Venendo all’Italia, nota Pagani, “è chiaro che il Paese essendosi mosso in appoggio all’Ucraina anche con azioni concrete avviate dalle sanzioni” ha risposto alla guerra ibrida di Mosca: “se compiamo un atto di guerra economica, anche questo rientra nel campo della guerra ibrida” e l’efficacia “delle sanzioni si è visto già nei primi giorni con il duro colpo all’economia di Mosca”. Ad un’azione ostile, secondo Pagani, è “realistico pensare che i russi possano reagire con un’azione altrettanto ostile. Potrebbero trovare modo di reagire con azioni di attacco informativo e comunicativo”, tramite disinformazione e fake news, “o con operazioni di cyberwar”, fattispecie questa posta al vaglio dell’Autorità delegata per la Sicurezza della Repubblica, prefetto  Franco Gabrielli.

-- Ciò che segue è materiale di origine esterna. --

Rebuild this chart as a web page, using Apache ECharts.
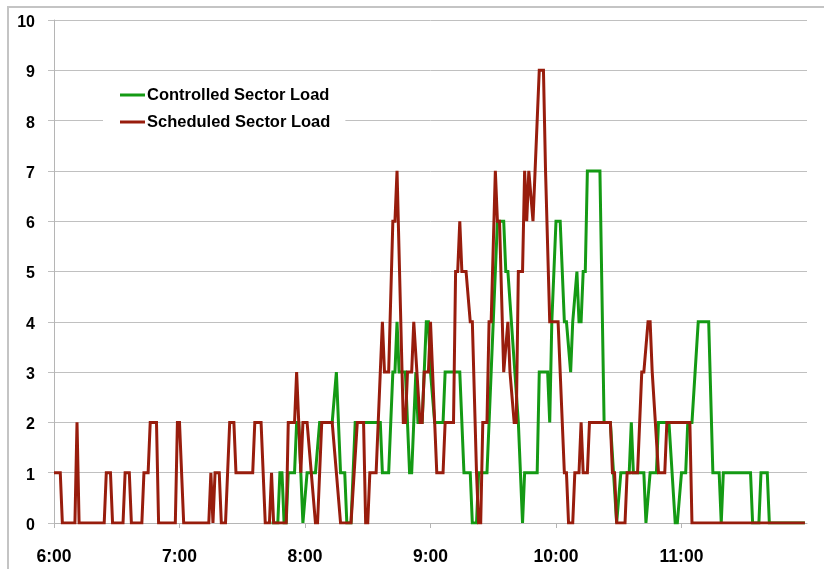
<!DOCTYPE html>
<html>
<head>
<meta charset="utf-8">
<script src="https://cdn.jsdelivr.net/npm/echarts@6/dist/echarts.min.js"></script>
<style>
html,body{margin:0;padding:0;background:#fff;}
#chart{width:824px;height:569px;}
</style>
</head>
<body>
<div id="chart"></div>
<script>
// Minutes after 6:00 and loads at each vertex of the step-like polylines
const hourLabels = ['6:00','7:00','8:00','9:00','10:00','11:00'];
const loadTicks = [0,1,2,3,4,5,6,7,8,9,10];

const controlledMin  = [104,107,108,109,110,111,112,115,116,117,119,121,125,127,133,135,137,139,140,142,144,156,157,160,162,163,164,165,168,170,171,173,174,176,178,179,180,182,186,187,194,196,199,200,202,203,207,209,212,215,216,217,222,224,225,231,232,236,237,238,240,242,244,245,247,248,250,251,252,253,254,255,261,263,266,269,271,275,276,277,282,283,285,288,289,294,297,298,300,302,303,305,308,313,315,318,319,320,333,334,337,338,341,342,359];
const controlledLoad = [0,  0,  1,  1,  0,  0,  1,  1,  2,  2,  0,  1,  1,  2,  2,  3,  1,  1,  0,  0,  2,  2,  1,  1,  3,  3,  4,  3,  3,  1,  1,  3,  2,  2,  4,  4,  3,  2,  2,  3,  3,  1,  1,  0,  0,  1,  1,  3,  6,  6,  5,  5,  2,  0,  1,  1,  3,  3,  2,  4,  6,  6,  4,  4,  3,  4,  5,  4,  4,  5,  5,  7,  7,  2,  2,  0,  1,  1,  2,  1,  1,  0,  1,  1,  2,  2,  0,  0,  1,  1,  2,  2,  4,  4,  1,  1,  0,  1,  1,  0,  0,  1,  1,  0,  0];

const scheduledMin  = [0,3,4,10,11,12,24,25,27,28,33,34,36,37,42,43,45,46,49,50,58,59,60,62,74,75,76,77,79,80,82,84,86,87,95,96,99,101,103,104,105,111,112,115,116,117,118,119,121,123,125,126,127,128,133,135,137,142,145,148,149,150,151,154,155,156,157,158,160,162,163,164,167,168,169,171,172,175,176,177,179,180,182,183,186,187,191,192,193,194,195,197,199,200,202,203,204,205,207,208,209,211,212,213,215,217,218,220,221,222,224,225,226,227,229,230,232,234,235,237,241,244,245,246,248,249,251,252,253,255,256,266,267,268,269,273,274,279,281,282,284,285,286,289,292,293,304,305,359];
const scheduledLoad = [1,1,0,0, 2, 0, 0, 1, 1, 0, 0, 1, 1, 0, 0, 1, 1, 2, 2, 0, 0, 2, 2, 0, 0, 1, 0, 1, 1, 0, 0, 2, 2, 1, 1, 2, 2, 0,  0,  1,  0,  0,  2,  2,  3,  2,  1,  2,  2,  1,  0,  0,  1,  2,  2,  1,  0,  0,  2,  2,  0,  0,  1,  1,  2,  3,  4,  3,  3,  6,  6,  7,  2,  2,  3,  3,  4,  2,  2,  3,  3,  4,  2,  1,  1,  2,  2,  5,  5,  6,  5,  5,  4,  4,  1,  0,  0,  2,  2,  4,  4,  7,  6,  6,  3,  4,  3,  2,  2,  5,  5,  7,  6,  7,  6,  7,  9,  9,  7,  4,  4,  1,  1,  0,  0,  1,  1,  2,  1,  1,  2,  2,  1,  1,  0,  0,  1,  1,  3,  3,  4,  4,  3,  1,  1,  2,  2,  0,  0];

const seriesNames = ['Controlled Sector Load','Scheduled Sector Load'];

function zip(xs, ys){ return xs.map((x,i)=>[x, ys[i]]); }

const chart = echarts.init(document.getElementById('chart'), null, {renderer:'canvas'});
const font = 'Liberation Sans, Arial, sans-serif';
chart.setOption({
  animation: false,
  backgroundColor: '#fff',
  graphic: [{
    type: 'rect', silent: true, z: -10,
    shape: {x: 8, y: 7, width: 840, height: 600},
    style: {fill: 'none', stroke: '#c4c4c4', lineWidth: 2}
  }],
  grid: {left: 54, right: 17, top: 20, bottom: 46, containLabel: false},
  legend: {
    orient: 'vertical', left: 103, top: 79,
    padding: [6, 15, 6, 17],
    backgroundColor: '#fff',
    itemGap: 7, itemWidth: 25, itemHeight: 3,
    icon: 'rect',
    data: seriesNames,
    textStyle: {fontFamily: font, fontWeight: 'bold', fontSize: 16.5, color: '#000', lineHeight: 18, padding: [2,0,0,-3]}
  },
  xAxis: {
    type: 'value', min: 0, max: 360, interval: 60,
    axisLine: {show: true, lineStyle: {color: '#b5b5b5', width: 1}},
    axisTick: {show: true, length: 5, lineStyle: {color: '#b5b5b5'}},
    splitLine: {show: false},
    axisLabel: {
      margin: 25, color: '#000', fontFamily: font, fontWeight: 'bold', fontSize: 17.5,
      showMaxLabel: false,
      formatter: v => hourLabels[v/60] || ''
    }
  },
  yAxis: {
    type: 'value', min: loadTicks[0], max: loadTicks[loadTicks.length-1], interval: 1,
    axisLine: {show: true, lineStyle: {color: '#b5b5b5', width: 1}},
    axisTick: {show: true, length: 6, lineStyle: {color: '#c0c0c0'}},
    splitLine: {show: true, lineStyle: {color: '#c0c0c0', width: 1}},
    axisLabel: {
      margin: 19,
      formatter: v => '{t|' + v + '}',
      rich: {t: {color: '#000', fontFamily: font, fontWeight: 'bold', fontSize: 16, padding: [5,0,0,0]}}
    }
  },
  series: [
    {name: seriesNames[0], type: 'line', data: zip(controlledMin, controlledLoad),
     showSymbol: false, symbol: 'none', color: '#149a14',
     lineStyle: {width: 3, color: '#149a14', join: 'miter'}, z: 2},
    {name: seriesNames[1], type: 'line', data: zip(scheduledMin, scheduledLoad),
     showSymbol: false, symbol: 'none', color: '#981d0d',
     lineStyle: {width: 3, color: '#981d0d', join: 'miter'}, z: 3}
  ]
});
</script>
</body>
</html>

“Non a caso l’Agenzia per la Cybersicurezza Nazionale ha alzato di un grado il livello di allerta”, e pur essendo un organismo ancora in embrione e in via di strutturazione “sta rafforzando la sua capacità di monitorare le minacce, rispondere e reagire”. Bisogna inoltre diffondere una vera cultura della sicurezza cyber a ogni livello. “Questo vale”, secondo Pagani, “per gli enti e le organizzazioni che forniscono servizi essenziali”, un attacco alle quali bloccherebbe una componente importante dell’attività a livello economico e sociale, con un “moltiplicatore di danno rilevante”. Un danno di sistema da evitare: il cyber offre la possibilità di infliggere danni elevati senza impiegare né men che meno perdere uomini, è un tipo di operazione votata all’attacco per sua natura.

Ma c’è il rischio di una guerra cyber indiscriminata tra Russia e Occidente? Per Pagani “molto dipenderà da come proseguirà la guerra sul campo in Ucraina”, per la cui risoluzione l’onorevole ritiene che un accordo multilaterale capace di stabilizzare la situazione sia la migliore via d’uscita. Una via d’uscita sempre più complessa da trovare mentre Russia e Occidente combattono il torneo delle ombre della guerra ibrida. Condotta sotto banco dalle intelligence e dagli apparati più strategici. E capace di far gravi danni.